No more did he remember, yet he found himself moved with unaccustomed emotion. Pitying another’s plight was foreign to Kevin’s experience, a notion for which he had neither explanation nor solution–yet he found himself reaching out to her, as if he were somehow responsible for her distress. Impossible, he knew, but the feeling lingered. Most of his dreams were about Father and Brian–he wrestled them out of his mind with an effort, and concentrated instead on the little girl. He sensed an inchoate urgency accompanied the dream, but why? Who was she? He did not generally read about girls, and had only once to his recollection met a girl his own age. This girl was different.
It was … disturbing.
Kevin felt as if he were a leaf fallen into a fast-running stream, snatched away by events, helplessly carried by the current until he should be washed up on some bank or caught in an eddy. All the carefully constructed edifices of his sheltered existence were collapsing around him like so much damp origami. Nothing was certain any more. Even sleep, that final surcease from his
daily misery, was being disturbed with flashes of dreams that he could barely recall in the morning–save for this dream of the little girl, and even there he was powerless.
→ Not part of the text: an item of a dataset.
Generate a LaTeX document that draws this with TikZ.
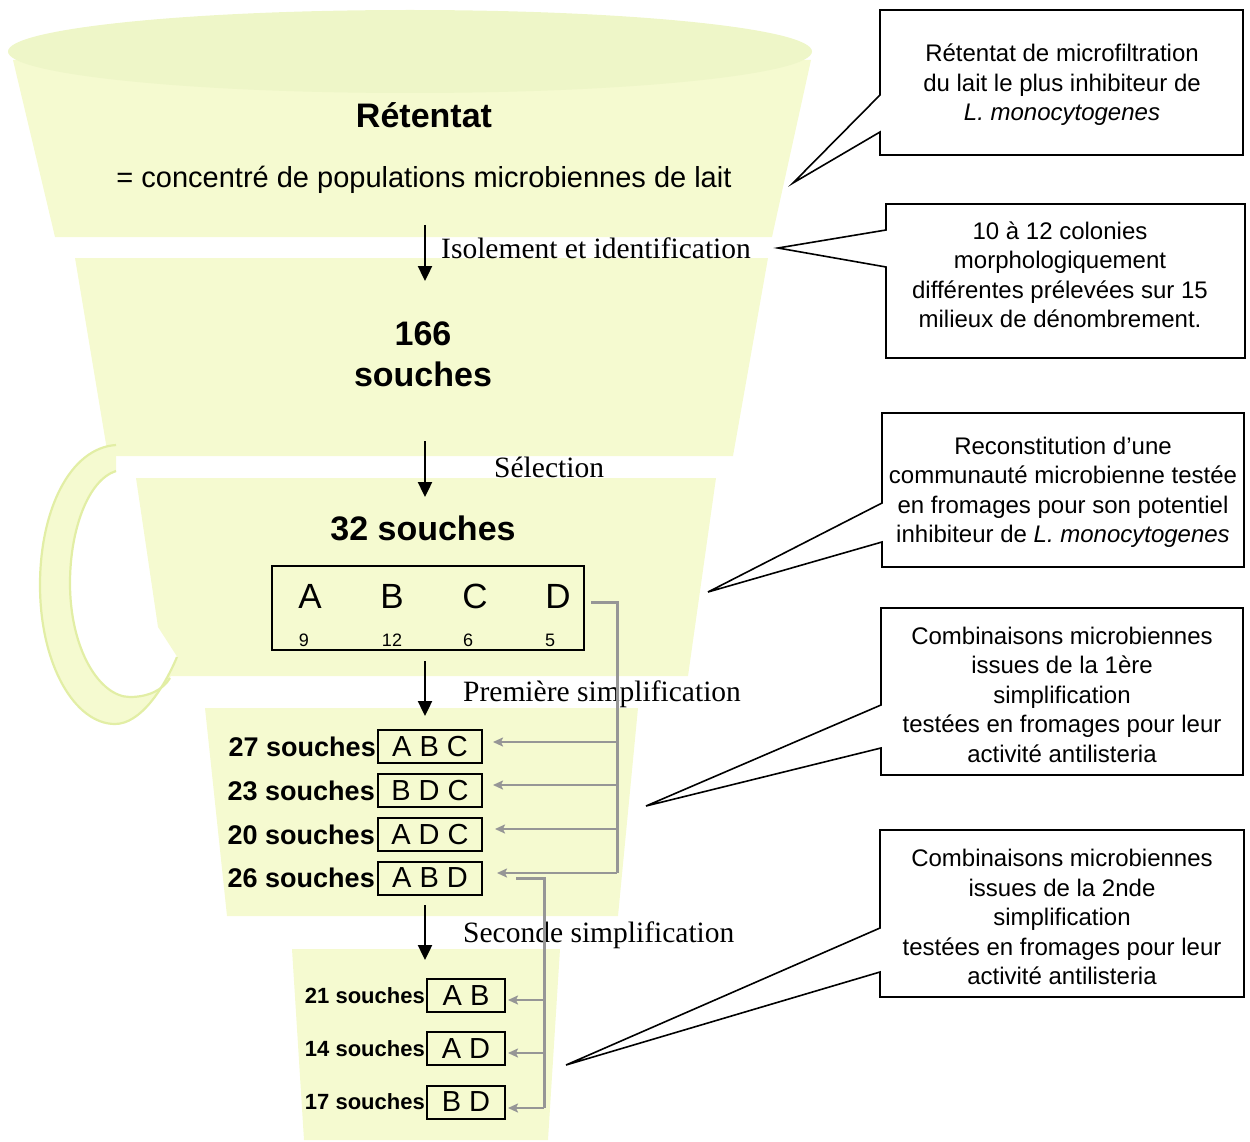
\documentclass[tikz,border=0pt]{standalone}
\usepackage{fontspec}
\setmainfont{Liberation Serif}
\newfontfamily\arial{Liberation Sans}
\usetikzlibrary{arrows.meta,calc}
\definecolor{funnel}{RGB}{245,250,208}
\definecolor{funneltop}{RGB}{238,246,200}
\definecolor{handleline}{RGB}{226,238,165}
\definecolor{busgray}{RGB}{150,150,150}
\tikzset{
 seg/.style={fill=funnel, draw=none},
 mainarrow/.style={line width=2.4pt, -{Triangle[length=15pt,width=14pt]}},
 busline/.style={busgray, line width=3pt},
 busarrow/.style={busgray, line width=2.6pt, -{Stealth[length=10pt,width=9pt,inset=2pt]}},
 callout/.style={draw=black, line width=1.6pt, fill=white, line join=miter},
 calltext/.style={font=\arial\fontsize{24}{29.5}\selectfont, align=center, inner sep=0},
 steplabel/.style={font=\fontsize{29.5}{34}\selectfont, anchor=west, inner sep=0},
 bigtext/.style={font=\arial\bfseries\fontsize{34}{41}\selectfont, align=center, inner sep=0},
 rowbox/.style={draw, line width=2pt, minimum height=33pt, inner sep=0, font=\arial\fontsize{29}{33}\selectfont},
 rowlabel/.style={font=\arial\bfseries\fontsize{27}{30}\selectfont, anchor=east, inner sep=0},
 smalllabel/.style={font=\arial\bfseries\fontsize{22}{26}\selectfont, anchor=east, inner sep=0},
 letter/.style={font=\arial\fontsize{35}{40}\selectfont, inner sep=0},
 count/.style={font=\arial\fontsize{18}{20}\selectfont, inner sep=0},
 handlestroke/.style={draw=handleline, line width=2.2pt},
}
\begin{document}
\begin{tikzpicture}[x=1pt,y=-1pt]
\useasboundingbox (0,0) rectangle (1250,1142);

% funnel segments
\fill[seg] (13,60) -- (811,60) -- (772,237) -- (55,237) -- cycle;
\fill[funneltop] (410,51.5) ellipse [x radius=402, y radius=41.5];
\fill[seg] (75,258) -- (768,258) -- (733,456) -- (108,456) -- cycle;
\fill[seg] (136,478) -- (716,478) -- (688,676) -- (168,676) -- (178,658) -- (158,627) -- cycle;
\fill[seg] (205,708) -- (638,708) -- (618,916) -- (227,916) -- cycle;
\fill[seg] (292,949) -- (560,949) -- (548,1140) -- (304,1140) -- cycle;

% handle
\fill[funnel]
  (116,445) .. controls (70,448) and (40,510) .. (40,585)
  .. controls (40,665) and (75,724) .. (115,724)
  .. controls (140,724) and (163,690) .. (177,657)
  -- (170,678)
  .. controls (163,690) and (148,697) .. (130,697)
  .. controls (100,697) and (70,650) .. (70,583)
  .. controls (70,530) and (88,480) .. (116,471) -- cycle;
\draw[handlestroke] (116,445) .. controls (70,448) and (40,510) .. (40,585)
  .. controls (40,665) and (75,724) .. (115,724)
  .. controls (140,724) and (163,690) .. (177,657);
\draw[handlestroke] (116,471) .. controls (88,480) and (70,530) .. (70,583)
  .. controls (70,650) and (100,697) .. (130,697)
  .. controls (148,697) and (163,690) .. (170,678);

% texts in funnel
\node[bigtext] (retentat) at (424,115) {Rétentat};
\node[font=\arial\fontsize{29}{34}\selectfont, inner sep=0] (concentre) at (424,180) {= concentré de populations microbiennes de lait};
\node[bigtext] (n166) at (423,354) {166\\souches};
\node[bigtext] (n32) at (423,528) {32 souches};

% ABCD box
\node[draw, line width=2pt, minimum width=312pt, minimum height=84pt, inner sep=0] (abcd) at (428,608) {};
\node[letter] (lA) at (310,596) {A};
\node[letter] (lB) at (392,596) {B};
\node[letter] (lC) at (475,596) {C};
\node[letter] (lD) at (558,596) {D};
\node[count] (cA) at (304,640) {9};
\node[count] (cB) at (392,640) {12};
\node[count] (cC) at (468,640) {6};
\node[count] (cD) at (550,640) {5};

% first simplification rows
\node[rowbox, minimum width=104pt] (r1) at (430,746.5) {A B C};
\node[rowbox, minimum width=104pt] (r2) at (430,790.5) {B D C};
\node[rowbox, minimum width=104pt] (r3) at (430,834.5) {A D C};
\node[rowbox, minimum width=104pt] (r4) at (430,878) {A B D};
\node[rowlabel] (l1) at ($(r1.west)+(-1,0)$) {27 souches};
\node[rowlabel] (l2) at ($(r2.west)+(-2,0)$) {23 souches};
\node[rowlabel] (l3) at ($(r3.west)+(-2,0)$) {20 souches};
\node[rowlabel] (l4) at ($(r4.west)+(-2,0)$) {26 souches};

% second simplification rows
\node[rowbox, minimum width=78pt] (s1) at (466,995.5) {A B};
\node[rowbox, minimum width=78pt] (s2) at (466,1048.5) {A D};
\node[rowbox, minimum width=78pt] (s3) at (466,1102) {B D};
\node[smalllabel] (m1) at ($(s1.west)+(-1,0)$) {21 souches};
\node[smalllabel] (m2) at ($(s2.west)+(-1,0)$) {14 souches};
\node[smalllabel] (m3) at ($(s3.west)+(-1,0)$) {17 souches};

% step labels
\node[steplabel] (isol) at (441,248) {Isolement et identification};
\node[steplabel] (selec) at (494,467) {Sélection};
\node[steplabel] (prem) at (463,694) {Première simplification};
\node[steplabel] (sec) at (463,935) {Seconde simplification};

% main arrows
\coordinate (a1s) at (425,225); \coordinate (a1e) at (425,281);
\coordinate (a2s) at (425,441); \coordinate (a2e) at (425,497);
\coordinate (a3s) at (425,661); \coordinate (a3e) at (425,716);
\coordinate (a4s) at (425,905); \coordinate (a4e) at (425,960);
\draw[mainarrow] (a1s) -- (a1e);
\draw[mainarrow] (a2s) -- (a2e);
\draw[mainarrow] (a3s) -- (a3e);
\draw[mainarrow] (a4s) -- (a4e);

% bus 1
\coordinate (d0) at ($(abcd.east)+(6,-6)$);
\coordinate (bj) at (617,602);
\coordinate (b1) at (617,742);
\coordinate (b2) at (617,785);
\coordinate (b3) at (617,829);
\coordinate (b4) at (617,873);
\draw[busline] (d0) -- (bj) -- (b4);
\draw[busarrow] (b1) -- ($(b1 -| r1.east)+(10,0)$);
\draw[busarrow] (b2) -- ($(b2 -| r2.east)+(10,0)$);
\draw[busarrow] (b3) -- ($(b3 -| r3.east)+(12,0)$);
\draw[busarrow] (b4) -- ($(b4 -| r4.east)+(14,0)$);

% bus 2
\coordinate (c0) at (516,878);
\coordinate (cj) at (544,878);
\coordinate (c1) at (544,1000);
\coordinate (c2) at (544,1053);
\coordinate (c3) at (544,1108);
\draw[busline] (c0) -- (cj) -- (c3);
\draw[busarrow] (c1) -- ($(c1 -| s1.east)+(2,0)$);
\draw[busarrow] (c2) -- ($(c2 -| s2.east)+(2,0)$);
\draw[busarrow] (c3) -- ($(c3 -| s3.east)+(2,0)$);

% callouts
\draw[callout] (880,10) -- (1243,10) -- (1243,155) -- (880,155) -- (880,132) -- (793,183) -- (880,95) -- cycle;
\node[calltext] (t1) at (1062,85) {Rétentat de microfiltration\\du lait le plus inhibiteur de\\\textit{L. monocytogenes}};

\draw[callout] (886,204) -- (1245,204) -- (1245,358) -- (886,358) -- (886,267) -- (778,248) -- (886,230) -- cycle;
\node[calltext] (t2) at (1060,275) {10 à 12 colonies\\morphologiquement\\différentes prélevées sur 15\\milieux de dénombrement.};

\draw[callout] (882,413) -- (1244,413) -- (1244,567) -- (882,567) -- (882,542) -- (708,592) -- (882,503) -- cycle;
\node[calltext] (t3) at (1063,492.5) {Reconstitution d’une\\communauté microbienne testée\\en fromages pour son potentiel\\inhibiteur de \textit{L. monocytogenes}};

\draw[callout] (881,608) -- (1243,608) -- (1243,775) -- (881,775) -- (881,748) -- (646,806) -- (881,705) -- cycle;
\node[calltext] (t4) at (1062,694.5) {Combinaisons microbiennes\\issues de la 1ère\\simplification\\testées en fromages pour leur\\activité antilisteria};

\draw[callout] (880,830) -- (1244,830) -- (1244,997) -- (880,997) -- (880,972) -- (566,1065) -- (880,928) -- cycle;
\node[calltext] (t5) at (1062,917) {Combinaisons microbiennes\\issues de la 2nde\\simplification\\testées en fromages pour leur\\activité antilisteria};
\end{tikzpicture}
\end{document}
Wretched letter! He wanted to deny the relentless march of facts. He was the addressee. It was found in a forgotten corner, tucked into an obscure book. The chance of anyone finding the letter by accident was so fantastically small … but he refused the alternative, that Great-Grandmother must somehow have foreknown that he would be its discoverer, twenty years later. And something within those fragile pages had triggered the most violent reaction he had ever seen in Father. Kevin shambled out of the bathroom and cast himself like a limp dishrag upon the bed. He fumbled for his pills. No, there were no simple conclusions to be drawn.
There was, he surmised, but one way forward through the morass. He breathed in and out harshly, stilling the asthma by sheer willpower–but he lacked the same willpower to conquer his panic.
He had to check the mantelpiece in the Blue Room.
Chapter 2: The Blue Room
He could afford no assumptions, so Kevin set about his scheme with the enthusiasm of a budding Sherlock Holmes. A certain slyness was integral to Father’s character, and he suspected that the servants had been instructed not to let him wander around unsupervised. Thus, taking advantage of the fact that Pitterdown Manor was a virtual maze, having been added to, remodelled and gutted in part numerous times over the years to satisfy the vicissitudes of its various owners, Kevin attempted on successive mornings four different routes to the Library and was each time met by an unwelcome escort. The servants took the opportunity to inquire solicitously about his wellbeing and needs, where before they had let him be. To cap it all, they began to invent little tasks that should be done in the Library, such as dusting and tidying, where before they had never bothered.
“A tad obvious,” he muttered behind the back of a particularly industrious book-sorter, that fourth afternoon when his suspicions had solidified into fact.